Balancing Student Debt with Retirement Savings

by Mitchell J. Smilowitz, CPA

According to the National Center for Education Statistics, nearly half of undergraduate and masters students graduate with at least $40,000 in debt. More than 20% graduate with $80,000+ in debt. The numbers are even higher for doctoral students (82% and 70%, respectively).

Many JRB members carry similar levels of student debt. Repaying these loans often looks like a huge impediment to saving for retirement. At the same time, we know it is important to start saving early for retirement – and to continue saving for retirement throughout our careers.
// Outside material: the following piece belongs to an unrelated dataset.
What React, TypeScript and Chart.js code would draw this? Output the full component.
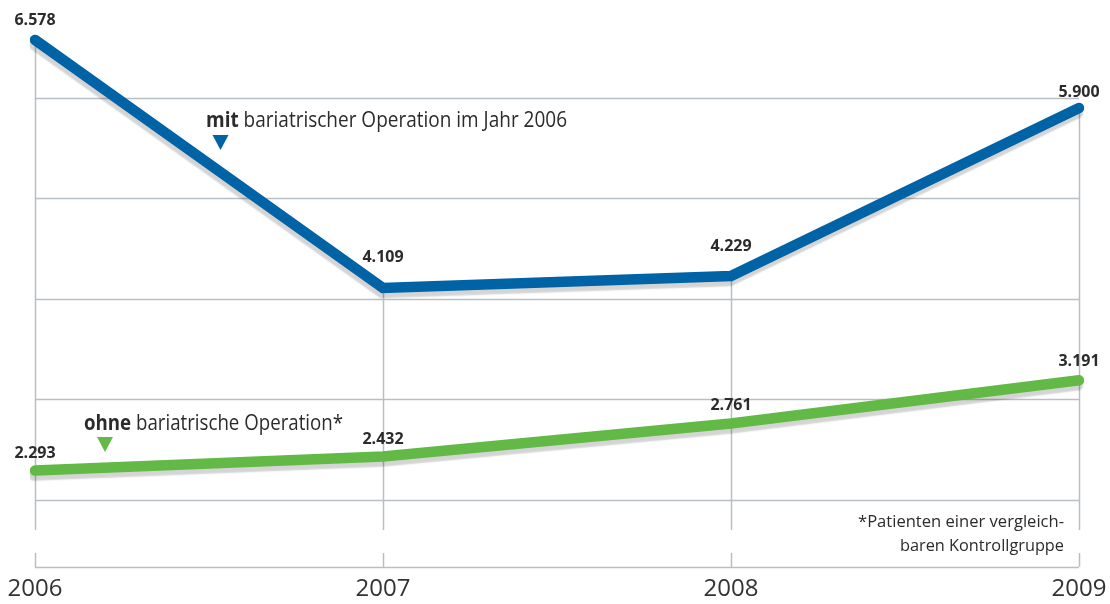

This article provides suggestions on how you can balance the obligation to repay your student loans with the need to save for retirement.

The Math

  • The longer money is invested, the more opportunity compound interest has to grow your nest egg. For example, saving $100 a month in a tax-deferred account, such as the Joint Retirement Board, from ages 22-32 would yield $174,217 at retirement, assuming a 7% return. Delaying ten years and saving from 32-65 would result in $155,307 – even though you are saving for 22 additional years! In general, the benefits of compound interest exceed the benefit from paying off your student debt early. This is especially true for low-interest student loans.
  • If your employer offers to match a portion of your retirement contributions, take maximum advantage of this opportunity.
  • The interest rate on your student loan debt does impact this calculation. If the interest on your student debt is lower than the return you can reasonably expect from investing, it makes mathematical sense to pay the minimum on your student debt and invest the rest for retirement.
  • If you have student loans from a variety of sources, consider consolidating and/or refinancing your student loans to reduce your interest rate and monthly payment.
  • If you have student loans from more than one lender, pay off the higher interest loans first.

Tax Implications

  • Interest on your student loans is deductible, but only up to $2,500.
  • Saving for retirement through a retirement plan such as the JRB’s offers valuable tax advantages. You can lower your taxable income by the amount you contribute to your retirement account. In addition, the earnings grow tax deferred. Taxes are paid only when you withdraw the money in retirement – when you are likely to be in a lower tax bracket.
  • Combine the student loan deduction and the tax deferred retirement contribution to gain maximum tax advantage.

It’s important to balance your obligation to repay your student debt with building long-term financial security for you and your family. After all, you can’t borrow to pay for your retirement.